In ye olden days (i.e. the 1990s), this was commonly achieved by slamming an axe into a piece of wood repeatedly until a winner emerged from the tussle. While such an image is admittedly manlier than a Chuck Norris cameo in an Old Spice advert, it’s also an incredibly strenuous and tiresome ordeal. If only there was an easier way…
Over recent years, the log splitter has become an ever more popular addition to the family toolshed. While this can be in part attributed to the increasing prevalence of wood-burning stoves, it’s also testament to the simplicity and ingenuity of the machines themselves. What was once an exhausting, time-consuming and potentially dangerous task can now be completed at the merest touch of a button.
As well as streamlining the wood-chopping process, log splitters also take the margin for human error out of the equation. Anyone who knows anything about fires will know that a) there’s no smoke without ‘em and b) in order to burn consistently and evenly, logs must be of a requisite size. Depending on the type of splitter you buy, this size can be predetermined from the outset, meaning you’ll never have to worry about hitting your mark again.

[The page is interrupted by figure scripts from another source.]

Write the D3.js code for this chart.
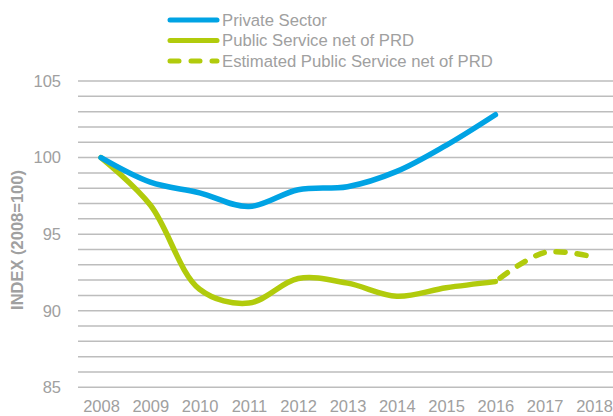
<!DOCTYPE html>
<html>
<head>
<meta charset="utf-8">
<script src="https://cdn.jsdelivr.net/npm/d3@7"></script>
<style>
  html, body { margin: 0; padding: 0; background: #fff; }
  svg { display: block; font-family: "Liberation Sans", Arial, sans-serif; }
</style>
</head>
<body>
<svg id="chart" width="613" height="416"></svg>
<script>
const years = ["2008","2009","2010","2011","2012","2013","2014","2015","2016","2017","2018"];
const privateYears = ["2008","2009","2010","2011","2012","2013","2014","2015","2016"];
const privateValues = [100, 98.4, 97.7, 96.8, 97.9, 98.1, 99.1, 100.8, 102.8];
const publicYears = ["2008","2009","2010","2011","2012","2013","2014","2015","2016"];
const publicValues = [100, 96.9, 91.4, 90.5, 92.1, 91.8, 90.95, 91.5, 91.9];
const estYears = ["2016","2017","2018"];
const estValues = [91.9, 93.8, 93.5];
const yTicks = [85, 90, 95, 100, 105];
const gridValues = d3.range(85, 106, 1);
const legendLabels = ["Private Sector", "Public Service net of PRD", "Estimated Public Service net of PRD"];
const yAxisTitle = "INDEX (2008=100)";

const blue = "#00a3e4";
const green = "#b1cb0c";
const textGrey = "#a0a0a0";

const svg = d3.select("#chart");

const x = d3.scalePoint().domain(years).range([101, 594]);
const y = d3.scaleLinear().domain([85, 105]).range([387.3, 81]);

// gridlines
svg.append("g").selectAll("line").data(gridValues).join("line")
  .attr("x1", 78).attr("x2", 613)
  .attr("y1", d => y(d)).attr("y2", d => y(d))
  .attr("stroke", "#bdbdbd").attr("stroke-width", 1.5);

// y axis labels
const yAxis = d3.axisLeft(y).tickValues(yTicks).tickSize(0).tickPadding(0);
const ya = svg.append("g").attr("transform", "translate(61,0)").call(yAxis);
ya.select(".domain").remove();
ya.selectAll("text").attr("fill", textGrey).style("font-size", "16.5px")
  .style("font-family", "'Liberation Sans', Arial, sans-serif");

// x axis labels
const xAxis = d3.axisBottom(x).tickSize(0).tickPadding(0);
const xa = svg.append("g").attr("transform", "translate(0,400)").call(xAxis);
xa.select(".domain").remove();
xa.selectAll("text").attr("fill", textGrey).style("font-size", "16.5px")
  .style("font-family", "'Liberation Sans', Arial, sans-serif");

// y title
svg.append("text")
  .attr("transform", "translate(23,240) rotate(-90)")
  .attr("text-anchor", "middle")
  .attr("fill", textGrey)
  .style("font-size", "16.5px").style("font-weight", "bold")
  .text(yAxisTitle);

const line = d3.line().x(d => x(d[0])).y(d => y(d[1])).curve(d3.curveCatmullRom.alpha(0.5));

svg.append("path").datum(d3.zip(publicYears, publicValues))
  .attr("d", line).attr("fill", "none").attr("stroke", green)
  .attr("stroke-width", 5.5).attr("stroke-linecap", "round").attr("stroke-linejoin", "round");

svg.append("path").datum(d3.zip(estYears, estValues))
  .attr("d", line).attr("fill", "none").attr("stroke", green)
  .attr("stroke-width", 5.5).attr("stroke-linecap", "round")
  .attr("stroke-dasharray", "9,12").attr("stroke-dashoffset", "-6");

svg.append("path").datum(d3.zip(privateYears, privateValues))
  .attr("d", line).attr("fill", "none").attr("stroke", blue)
  .attr("stroke-width", 5.5).attr("stroke-linecap", "round").attr("stroke-linejoin", "round");

// legend
const legendColors = [blue, green, green];
const legendDash = [null, null, "9,12"];
const lg = svg.append("g");
legendLabels.forEach((lab, i) => {
  const yy = 20 + i * 20.5;
  lg.append("line").attr("x1", 170).attr("x2", 217).attr("y1", yy).attr("y2", yy)
    .attr("stroke", legendColors[i]).attr("stroke-width", 5).attr("stroke-linecap", "round")
    .attr("stroke-dasharray", legendDash[i]);
  lg.append("text").attr("x", 222).attr("y", yy).attr("dy", "0.35em")
    .attr("fill", textGrey).style("font-size", "16.7px").text(lab);
});
</script>
</body>
</html>
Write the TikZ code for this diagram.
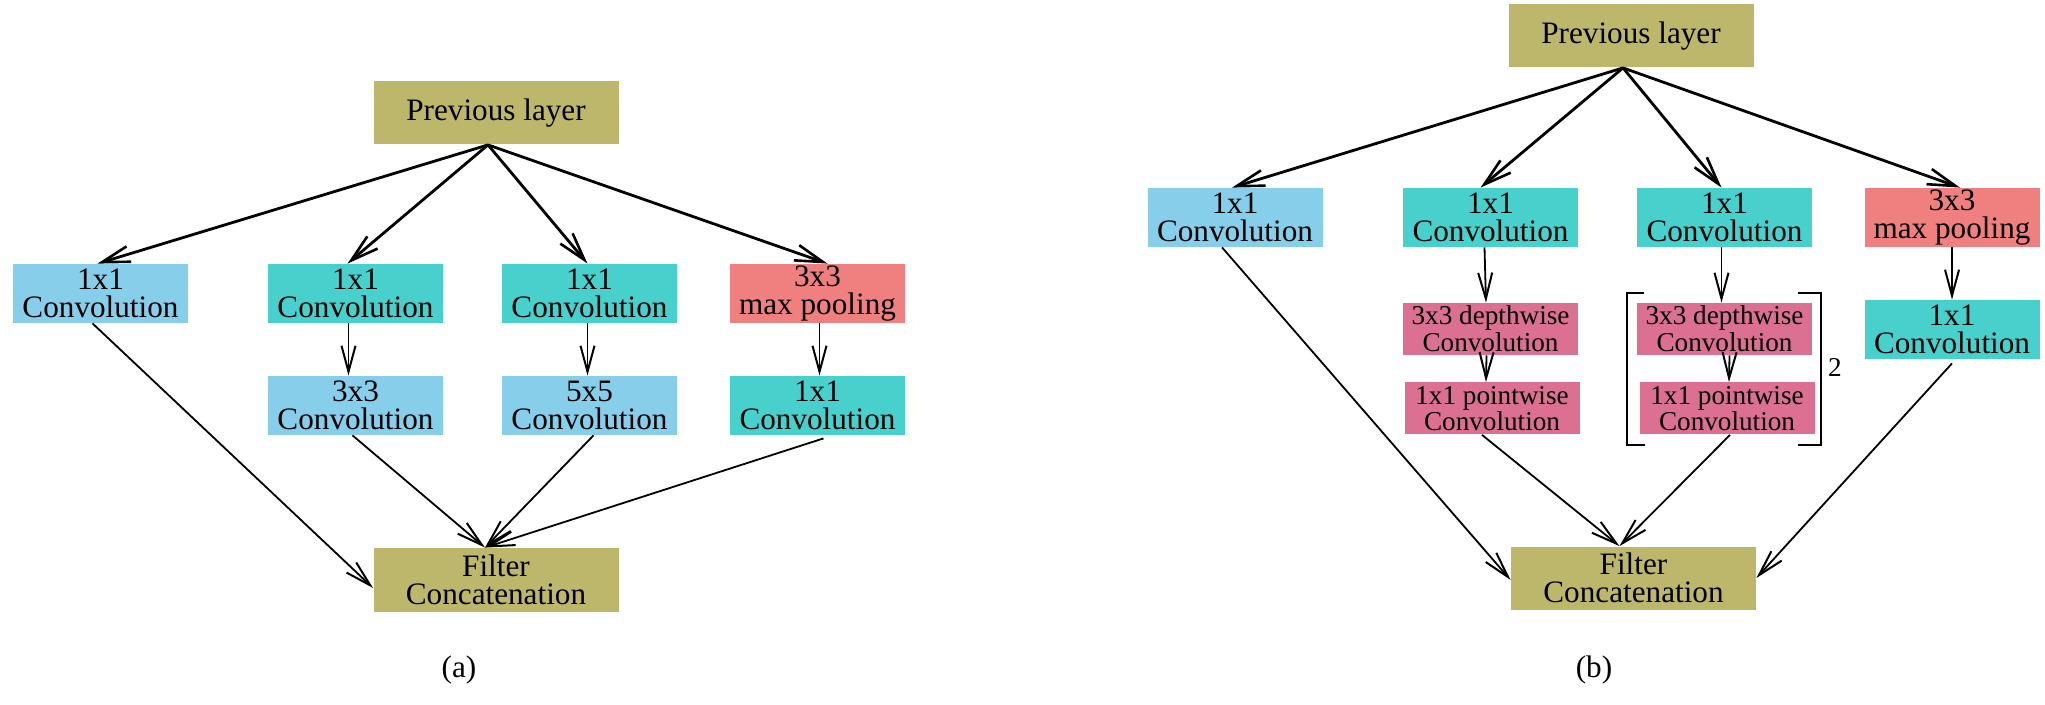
\documentclass[tikz,border=0pt]{standalone}
\usepackage{fontspec}
\setmainfont{Liberation Serif}
\usetikzlibrary{arrows.meta,calc}

\definecolor{cOlive}{RGB}{189,183,107}
\definecolor{cSky}{RGB}{135,206,235}
\definecolor{cTurq}{RGB}{72,209,204}
\definecolor{cCoral}{RGB}{240,128,128}
\definecolor{cViolet}{RGB}{219,112,147}

\tikzset{
  box/.style={rectangle, inner sep=0pt, align=center,
    font=\fontsize{15.6}{13.8}\selectfont,
    minimum width=87.5pt, minimum height=29.5pt},
  olivebox/.style={box, fill=cOlive, minimum width=122.5pt, minimum height=31.5pt},
  skybox/.style={box, fill=cSky},
  turqbox/.style={box, fill=cTurq},
  coralbox/.style={box, fill=cCoral},
  sepbox/.style={box, fill=cViolet, minimum height=26pt,
    font=\fontsize{13.6}{12.2}\selectfont},
  fan/.style={-{Straight Barb[length=14pt,width=8pt,line width=1.3pt]}, line width=1.4pt},
  flow/.style={-{Straight Barb[length=13pt,width=7pt,line width=1pt]}, line width=0.9pt},
  caption/.style={font=\fontsize{15.6}{16}\selectfont, inner sep=0pt},
  bracket/.style={line width=1.2pt}
}

\begin{document}
\begin{tikzpicture}[x=0.5pt,y=-0.5pt]
\useasboundingbox (0,0) rectangle (2045,705);

% ---------------- (a) Inception module ----------------
\node[olivebox] (prevA) at (496,113) {Previous layer};
\node[skybox]   (a1) at (100.5,293.5) {1x1\\Convolution};
\node[turqbox]  (a2) at (355.5,293.5) {1x1\\Convolution};
\node[turqbox]  (a3) at (589.5,293.5) {1x1\\Convolution};
\node[coralbox] (a4) at (817.5,293.5) {3x3\\max pooling};
\node[skybox]   (a5) at (355.5,405.5) {3x3\\Convolution};
\node[skybox]   (a6) at (589.5,405.5) {5x5\\Convolution};
\node[turqbox]  (a7) at (817.5,405.5) {1x1\\Convolution};
\node[olivebox, minimum height=32pt] (filtA) at (496,580) {Filter\\Concatenation};
\node[caption]  (capA) at (459,670) {(a)};

\coordinate (srcA) at ([xshift=-4pt]prevA.south);
\coordinate (dstA) at ([xshift=-5.5pt]filtA.north);

\draw[fan] (srcA) -- ([xshift=-1.5pt]a1.north);
\draw[fan] (srcA) -- ([xshift=-4pt]a2.north);
\draw[fan] (srcA) -- ([xshift=-1pt]a3.north);
\draw[fan] (srcA) -- ([xshift=5pt]a4.north);

\draw[flow] ([xshift=-3.5pt]a2.south) -- ([xshift=-3.5pt]a5.north);
\draw[flow] ([xshift=-1pt]a3.south) -- ([xshift=-1pt]a6.north);
\draw[flow] ([xshift=1pt]a4.south) -- ([xshift=1pt]a7.north);

\draw[flow] ([xshift=-4pt]a1.south) -- ([yshift=-4pt]filtA.west);
\draw[flow] ([xshift=-1.5pt]a5.south) -- (dstA);
\draw[flow] ([xshift=2pt]a6.south) -- (dstA);
\draw[flow] ([xshift=3pt,yshift=-1.5pt]a7.south) -- (dstA);

% ---------------- (b) module with separable convolutions ----------------
\node[olivebox] (prevB) at (1631,36) {Previous layer};
\node[skybox]   (b1) at (1235,217.5) {1x1\\Convolution};
\node[turqbox]  (b2) at (1490.5,217.5) {1x1\\Convolution};
\node[turqbox]  (b3) at (1724.5,217.5) {1x1\\Convolution};
\node[coralbox] (b4) at (1952,217.5) {3x3\\max pooling};
\node[sepbox]   (b2d) at (1490.5,329) {3x3 depthwise\\Convolution};
\node[sepbox]   (b2p) at (1492,408.5) {1x1 pointwise\\Convolution};
\node[sepbox]   (b3d) at (1724.5,329) {3x3 depthwise\\Convolution};
\node[sepbox]   (b3p) at (1727,408.5) {1x1 pointwise\\Convolution};
\node[turqbox]  (b4c) at (1952,329.5) {1x1\\Convolution};
\node[olivebox] (filtB) at (1633.5,578) {Filter\\Concatenation};
\node[caption]  (capB) at (1594,670) {(b)};

% repeat bracket around the stacked separable block
\draw[bracket] (1644,293) -- (1627,293) -- (1627,445) -- (1645,445);
\draw[bracket] (1798,293) -- (1821,293) -- (1821,445) -- (1798,445);
\node[font=\fontsize{13.6}{14}\selectfont, inner sep=0pt] (rep) at (1835,367) {2};

\coordinate (srcB) at ([xshift=-4pt]prevB.south);
\coordinate (dstB) at ([xshift=-7pt]filtB.north);

\draw[fan] (srcB) -- ([xshift=-1.5pt]b1.north);
\draw[fan] (srcB) -- ([xshift=-5pt]b2.north);
\draw[fan] (srcB) -- ([xshift=-1.5pt]b3.north);
\draw[fan] (srcB) -- ([xshift=4pt]b4.north);

\draw[flow] ([xshift=-3pt]b2.south) -- ([xshift=-2.25pt]b2d.north);
\draw[flow] ([xshift=-2pt]b2d.south) -- ([xshift=-3pt]b2p.north);
\draw[flow] ([xshift=-1.5pt]b3.south) -- ([xshift=-1.5pt]b3d.north);
\draw[flow] ([xshift=2.5pt]b3d.south) -- ([xshift=1pt]b3p.north);
\draw[flow] (b4.south) -- (b4c.north);

\draw[flow] ([xshift=-6.5pt]b1.south) -- ([yshift=-1pt]filtB.west);
\draw[flow] ([xshift=-5pt]b2p.south) -- (dstB);
\draw[flow] ([xshift=1.5pt]b3p.south) -- (dstB);
\draw[flow] ([yshift=-2pt]b4c.south) -- ([yshift=0pt]filtB.east);
\end{tikzpicture}
\end{document}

For all standard issue-sized pieces of timber (anything from 12cm to 20cm in diameter and 50cm in length), an electric machine with a five-ton splitting capability should suffice. In fact, for the vast majority of domestic situations, even the most basic log splitter should be capable of handling whatever you throw into it.
Of course, there will be occasions when more wood needs to be split – perhaps in an industrial setting or after a particularly hard day’s lumberjacking. For these jobs, upright splitters can deliver six to eight tons of splitting force, more than enough to handle timber that is 40cm to 50cm in diameter and as long as a metre.

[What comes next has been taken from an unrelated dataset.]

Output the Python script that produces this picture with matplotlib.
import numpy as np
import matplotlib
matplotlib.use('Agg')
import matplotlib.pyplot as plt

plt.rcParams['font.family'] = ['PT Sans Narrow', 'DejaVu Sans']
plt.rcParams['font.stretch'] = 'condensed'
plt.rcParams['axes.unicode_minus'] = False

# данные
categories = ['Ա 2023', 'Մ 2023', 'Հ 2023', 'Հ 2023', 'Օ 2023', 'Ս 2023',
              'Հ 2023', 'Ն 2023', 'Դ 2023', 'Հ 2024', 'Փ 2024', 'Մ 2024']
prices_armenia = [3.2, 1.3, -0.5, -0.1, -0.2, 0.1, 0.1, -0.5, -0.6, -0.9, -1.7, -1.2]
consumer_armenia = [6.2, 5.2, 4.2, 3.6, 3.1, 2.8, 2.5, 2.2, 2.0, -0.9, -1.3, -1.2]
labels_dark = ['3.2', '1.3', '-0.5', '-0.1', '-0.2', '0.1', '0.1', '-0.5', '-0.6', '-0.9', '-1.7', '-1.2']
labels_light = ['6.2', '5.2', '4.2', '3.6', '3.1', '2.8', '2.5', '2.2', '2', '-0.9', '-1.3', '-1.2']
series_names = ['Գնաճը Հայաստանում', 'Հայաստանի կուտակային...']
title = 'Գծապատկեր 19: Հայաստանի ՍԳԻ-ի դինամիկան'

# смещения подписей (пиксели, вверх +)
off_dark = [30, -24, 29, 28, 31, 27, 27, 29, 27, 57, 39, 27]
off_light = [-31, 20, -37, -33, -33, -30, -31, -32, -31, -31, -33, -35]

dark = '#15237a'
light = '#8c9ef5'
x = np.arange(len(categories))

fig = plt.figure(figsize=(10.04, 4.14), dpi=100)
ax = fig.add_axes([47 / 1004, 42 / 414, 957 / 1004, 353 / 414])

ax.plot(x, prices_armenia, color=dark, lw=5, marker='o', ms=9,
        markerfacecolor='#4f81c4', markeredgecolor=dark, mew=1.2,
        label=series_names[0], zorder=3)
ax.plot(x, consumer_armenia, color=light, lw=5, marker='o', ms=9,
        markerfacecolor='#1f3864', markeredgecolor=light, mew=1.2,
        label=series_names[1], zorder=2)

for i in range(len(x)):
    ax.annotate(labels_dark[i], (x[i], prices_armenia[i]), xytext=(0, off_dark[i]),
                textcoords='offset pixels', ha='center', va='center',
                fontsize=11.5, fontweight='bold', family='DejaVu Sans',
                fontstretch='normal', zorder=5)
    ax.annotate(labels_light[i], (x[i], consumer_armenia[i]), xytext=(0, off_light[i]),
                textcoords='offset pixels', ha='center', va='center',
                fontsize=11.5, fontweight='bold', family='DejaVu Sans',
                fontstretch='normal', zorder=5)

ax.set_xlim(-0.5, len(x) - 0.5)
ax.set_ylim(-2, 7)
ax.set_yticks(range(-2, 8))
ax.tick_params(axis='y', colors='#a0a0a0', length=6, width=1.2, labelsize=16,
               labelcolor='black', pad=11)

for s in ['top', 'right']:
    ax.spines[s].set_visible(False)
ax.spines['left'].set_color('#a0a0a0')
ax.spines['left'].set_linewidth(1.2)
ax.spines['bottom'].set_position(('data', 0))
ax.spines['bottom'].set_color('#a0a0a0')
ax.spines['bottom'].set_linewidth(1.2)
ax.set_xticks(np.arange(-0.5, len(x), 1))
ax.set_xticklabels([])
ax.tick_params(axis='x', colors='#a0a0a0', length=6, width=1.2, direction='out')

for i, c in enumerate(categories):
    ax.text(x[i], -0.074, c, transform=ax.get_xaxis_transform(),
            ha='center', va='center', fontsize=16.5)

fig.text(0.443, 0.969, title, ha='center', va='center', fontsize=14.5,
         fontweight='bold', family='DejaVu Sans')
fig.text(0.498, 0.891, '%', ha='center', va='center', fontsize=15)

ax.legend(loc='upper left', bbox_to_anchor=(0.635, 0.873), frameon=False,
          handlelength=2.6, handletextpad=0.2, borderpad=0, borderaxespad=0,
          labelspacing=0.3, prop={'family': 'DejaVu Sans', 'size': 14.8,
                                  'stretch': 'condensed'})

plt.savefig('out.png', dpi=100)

Meanwhile, petrol log splitters are another option capable of smashing even bigger bits of wood with more force, as well as offering the wires-free advantage of functionality even in the remotest of settings. The Ryetec Eco 80 B6 is an upright machine with a seven-ton splitting power potential and four-way wedge capabilities, meaning it’s fast, efficient and incredibly powerful. The petrol engine is also perfect for all of your log splitting needs when you don’t have a power outlet to hand and it’s equally at home when dealing with soft, hard and knotted woods.
While log splitters represent a huge advance in the way we chop our wood, they’re not the only solution at the discotheque. Chainsaws have undergone several startling developments of their own in recent years, including dramatic reductions in both weight and size. This makes them less unwieldy and more suited to home use than ever before.
As well as being adept at chopping firewood, chainsaws also offer the added versatility of being able to prune unwanted branches from backyard trees and hedges. They come in a wide variety of shapes and sizes, from electric corded models to petrol engines.
Each individual model is specifically designed to cope with different scenarios, so make sure you read up on the best machine for your requirements prior to purchase. Additionally, chainsaws are also potentially dangerous pieces of hardware so you’ll want to bone up on your chainsaw safety code before firing her up, as well. Happy splitting!